Stop at the line containing "const yTicks = [30, 50, 70, 90, 110, 130, 150];": write out every line from the beginning of the entries up to and including it, minus the pictures.

[Records]
- - - -
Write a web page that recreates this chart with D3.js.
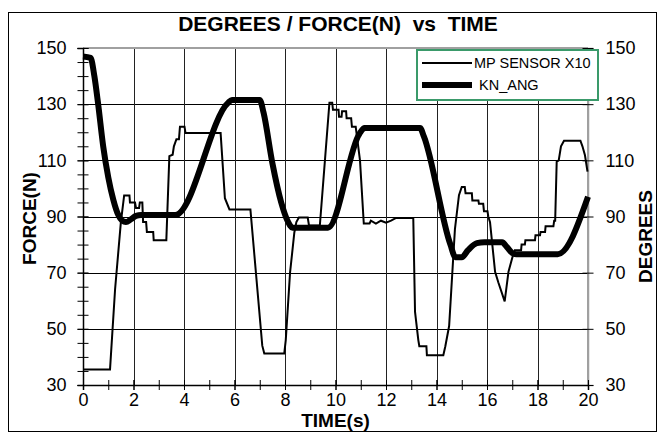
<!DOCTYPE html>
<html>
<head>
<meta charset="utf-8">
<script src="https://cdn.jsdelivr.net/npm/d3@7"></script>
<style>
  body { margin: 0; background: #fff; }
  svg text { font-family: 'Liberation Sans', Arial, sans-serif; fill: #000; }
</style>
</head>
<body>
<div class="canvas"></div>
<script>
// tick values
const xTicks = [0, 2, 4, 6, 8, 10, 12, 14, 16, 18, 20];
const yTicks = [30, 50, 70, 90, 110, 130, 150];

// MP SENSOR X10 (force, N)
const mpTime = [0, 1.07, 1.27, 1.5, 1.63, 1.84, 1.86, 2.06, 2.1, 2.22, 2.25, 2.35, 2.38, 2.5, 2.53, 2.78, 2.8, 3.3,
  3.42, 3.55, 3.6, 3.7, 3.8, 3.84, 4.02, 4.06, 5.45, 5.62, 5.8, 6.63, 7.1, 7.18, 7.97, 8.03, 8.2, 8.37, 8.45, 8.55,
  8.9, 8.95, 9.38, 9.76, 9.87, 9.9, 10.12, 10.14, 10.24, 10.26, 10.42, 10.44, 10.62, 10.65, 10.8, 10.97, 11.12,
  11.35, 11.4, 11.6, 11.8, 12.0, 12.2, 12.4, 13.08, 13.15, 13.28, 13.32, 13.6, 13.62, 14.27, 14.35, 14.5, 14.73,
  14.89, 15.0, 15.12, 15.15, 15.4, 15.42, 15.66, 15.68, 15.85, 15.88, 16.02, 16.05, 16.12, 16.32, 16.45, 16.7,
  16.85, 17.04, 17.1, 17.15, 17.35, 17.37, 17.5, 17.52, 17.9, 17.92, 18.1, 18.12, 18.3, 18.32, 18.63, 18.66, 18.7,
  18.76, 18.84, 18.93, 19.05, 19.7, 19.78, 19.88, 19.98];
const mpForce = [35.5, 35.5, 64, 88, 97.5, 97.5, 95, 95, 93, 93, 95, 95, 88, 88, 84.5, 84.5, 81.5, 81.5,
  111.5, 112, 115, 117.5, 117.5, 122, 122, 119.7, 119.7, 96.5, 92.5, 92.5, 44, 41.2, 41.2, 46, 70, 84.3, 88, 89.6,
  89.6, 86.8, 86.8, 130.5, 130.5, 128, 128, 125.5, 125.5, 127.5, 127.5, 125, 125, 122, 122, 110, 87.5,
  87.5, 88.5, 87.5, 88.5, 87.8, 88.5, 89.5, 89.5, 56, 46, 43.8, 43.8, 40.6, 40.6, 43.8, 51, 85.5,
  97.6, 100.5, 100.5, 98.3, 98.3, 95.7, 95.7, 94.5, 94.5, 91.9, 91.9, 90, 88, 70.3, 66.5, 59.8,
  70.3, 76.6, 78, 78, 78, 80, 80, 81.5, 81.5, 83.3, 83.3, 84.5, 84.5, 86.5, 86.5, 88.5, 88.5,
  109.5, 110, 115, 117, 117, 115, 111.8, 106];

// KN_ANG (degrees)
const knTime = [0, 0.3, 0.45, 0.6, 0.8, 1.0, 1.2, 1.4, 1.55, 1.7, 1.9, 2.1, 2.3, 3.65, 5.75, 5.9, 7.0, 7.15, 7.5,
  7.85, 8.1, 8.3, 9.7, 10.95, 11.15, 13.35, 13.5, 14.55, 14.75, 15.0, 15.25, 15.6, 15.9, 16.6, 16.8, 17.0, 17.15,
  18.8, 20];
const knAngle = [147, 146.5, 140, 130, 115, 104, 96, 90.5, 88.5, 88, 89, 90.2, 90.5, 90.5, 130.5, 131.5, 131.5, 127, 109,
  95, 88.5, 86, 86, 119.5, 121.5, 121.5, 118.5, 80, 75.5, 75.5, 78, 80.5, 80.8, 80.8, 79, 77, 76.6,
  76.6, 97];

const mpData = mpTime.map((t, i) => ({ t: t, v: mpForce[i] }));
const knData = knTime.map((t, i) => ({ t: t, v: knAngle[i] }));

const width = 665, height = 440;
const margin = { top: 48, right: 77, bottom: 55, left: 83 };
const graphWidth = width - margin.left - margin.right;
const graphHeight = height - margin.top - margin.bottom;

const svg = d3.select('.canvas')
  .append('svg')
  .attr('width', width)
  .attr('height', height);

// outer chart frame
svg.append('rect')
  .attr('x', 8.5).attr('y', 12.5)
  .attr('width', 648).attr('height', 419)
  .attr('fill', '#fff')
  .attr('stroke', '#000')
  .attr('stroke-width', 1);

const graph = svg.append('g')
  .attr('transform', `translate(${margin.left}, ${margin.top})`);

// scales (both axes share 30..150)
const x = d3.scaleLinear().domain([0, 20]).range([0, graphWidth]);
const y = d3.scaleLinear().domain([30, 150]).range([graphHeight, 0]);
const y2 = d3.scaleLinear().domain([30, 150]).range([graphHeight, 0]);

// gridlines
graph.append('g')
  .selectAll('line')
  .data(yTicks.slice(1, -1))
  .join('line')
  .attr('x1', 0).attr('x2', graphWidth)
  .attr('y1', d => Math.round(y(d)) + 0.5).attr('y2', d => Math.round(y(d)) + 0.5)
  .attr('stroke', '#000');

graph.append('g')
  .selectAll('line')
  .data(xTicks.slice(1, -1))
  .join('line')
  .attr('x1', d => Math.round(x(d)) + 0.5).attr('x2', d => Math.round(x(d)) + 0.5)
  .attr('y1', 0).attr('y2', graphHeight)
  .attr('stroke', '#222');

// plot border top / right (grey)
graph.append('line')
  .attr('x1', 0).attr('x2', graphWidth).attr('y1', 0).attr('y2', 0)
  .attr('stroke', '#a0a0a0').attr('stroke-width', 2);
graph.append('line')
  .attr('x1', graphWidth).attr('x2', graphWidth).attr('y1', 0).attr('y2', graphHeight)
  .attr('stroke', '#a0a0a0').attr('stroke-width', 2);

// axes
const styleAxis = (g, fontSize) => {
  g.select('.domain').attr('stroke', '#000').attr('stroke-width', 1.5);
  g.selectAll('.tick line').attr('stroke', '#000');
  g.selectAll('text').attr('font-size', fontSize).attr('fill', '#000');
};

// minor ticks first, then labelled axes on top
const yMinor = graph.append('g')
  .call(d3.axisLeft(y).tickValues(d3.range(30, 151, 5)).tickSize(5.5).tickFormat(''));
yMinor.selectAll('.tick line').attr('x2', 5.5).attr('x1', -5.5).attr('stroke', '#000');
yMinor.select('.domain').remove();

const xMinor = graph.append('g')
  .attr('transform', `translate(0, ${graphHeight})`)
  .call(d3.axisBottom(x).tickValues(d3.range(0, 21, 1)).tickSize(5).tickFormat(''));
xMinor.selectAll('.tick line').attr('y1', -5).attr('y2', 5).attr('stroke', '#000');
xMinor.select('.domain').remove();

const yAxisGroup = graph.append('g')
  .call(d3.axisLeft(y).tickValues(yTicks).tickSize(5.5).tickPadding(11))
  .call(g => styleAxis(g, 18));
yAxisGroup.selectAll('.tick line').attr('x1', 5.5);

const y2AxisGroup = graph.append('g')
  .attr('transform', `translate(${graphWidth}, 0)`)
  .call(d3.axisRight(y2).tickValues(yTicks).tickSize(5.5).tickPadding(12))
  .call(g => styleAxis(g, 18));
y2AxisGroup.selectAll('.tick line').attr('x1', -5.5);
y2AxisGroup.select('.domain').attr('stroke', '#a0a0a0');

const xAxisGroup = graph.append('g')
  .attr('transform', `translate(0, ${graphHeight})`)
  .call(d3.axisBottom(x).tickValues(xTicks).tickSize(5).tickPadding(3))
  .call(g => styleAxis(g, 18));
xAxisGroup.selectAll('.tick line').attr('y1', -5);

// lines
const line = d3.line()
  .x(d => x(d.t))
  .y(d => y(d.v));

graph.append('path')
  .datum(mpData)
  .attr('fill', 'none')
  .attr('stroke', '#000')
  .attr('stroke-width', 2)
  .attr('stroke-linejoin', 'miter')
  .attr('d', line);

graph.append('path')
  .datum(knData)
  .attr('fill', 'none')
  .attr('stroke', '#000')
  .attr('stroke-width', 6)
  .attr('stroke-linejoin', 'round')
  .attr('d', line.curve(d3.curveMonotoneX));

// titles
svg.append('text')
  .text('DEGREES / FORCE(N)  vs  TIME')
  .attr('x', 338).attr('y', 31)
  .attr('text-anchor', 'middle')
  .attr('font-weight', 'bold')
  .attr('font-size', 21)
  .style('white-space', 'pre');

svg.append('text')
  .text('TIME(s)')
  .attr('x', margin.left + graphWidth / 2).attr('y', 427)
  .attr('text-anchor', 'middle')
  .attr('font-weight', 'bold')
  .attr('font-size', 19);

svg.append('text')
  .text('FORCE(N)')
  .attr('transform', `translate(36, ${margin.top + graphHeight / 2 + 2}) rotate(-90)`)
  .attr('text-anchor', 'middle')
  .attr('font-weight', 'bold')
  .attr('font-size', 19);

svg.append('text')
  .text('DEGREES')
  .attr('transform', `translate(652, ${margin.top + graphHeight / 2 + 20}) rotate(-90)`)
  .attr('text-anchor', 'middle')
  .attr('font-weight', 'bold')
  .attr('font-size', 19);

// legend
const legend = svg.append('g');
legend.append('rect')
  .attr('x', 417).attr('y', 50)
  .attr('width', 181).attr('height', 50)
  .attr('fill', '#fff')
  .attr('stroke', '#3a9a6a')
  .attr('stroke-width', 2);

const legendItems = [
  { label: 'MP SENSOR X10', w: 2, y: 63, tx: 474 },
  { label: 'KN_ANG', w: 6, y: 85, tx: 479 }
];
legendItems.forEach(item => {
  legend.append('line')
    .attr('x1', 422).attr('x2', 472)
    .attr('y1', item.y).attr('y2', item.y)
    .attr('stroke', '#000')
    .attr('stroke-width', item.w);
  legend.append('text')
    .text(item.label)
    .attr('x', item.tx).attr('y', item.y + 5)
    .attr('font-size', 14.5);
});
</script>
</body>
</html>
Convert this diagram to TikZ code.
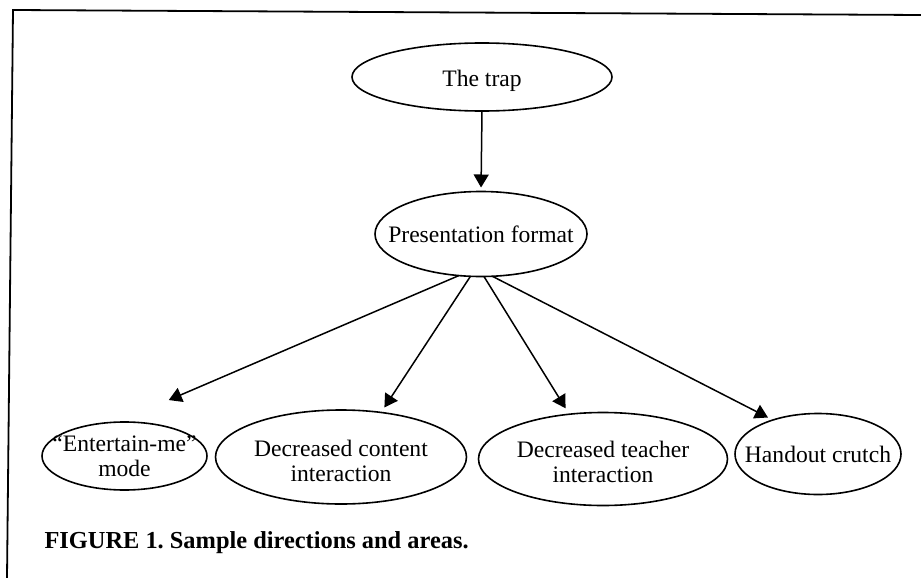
- - - -
» **FINAL RESULT**
Write a web page that recreates this chart with D3.js.
<!DOCTYPE html>
<html>
<head>
<meta charset="utf-8">
<script src="https://cdn.jsdelivr.net/npm/d3@7"></script>
<style>
  body { margin: 0; background: #fff; }
  svg text { font-family: 'Liberation Sans', Arial, sans-serif; fill: #000; }
</style>
</head>
<body>
<div class="canvas"></div>
<script>
// tick values
const xTicks = [0, 2, 4, 6, 8, 10, 12, 14, 16, 18, 20];
const yTicks = [30, 50, 70, 90, 110, 130, 150];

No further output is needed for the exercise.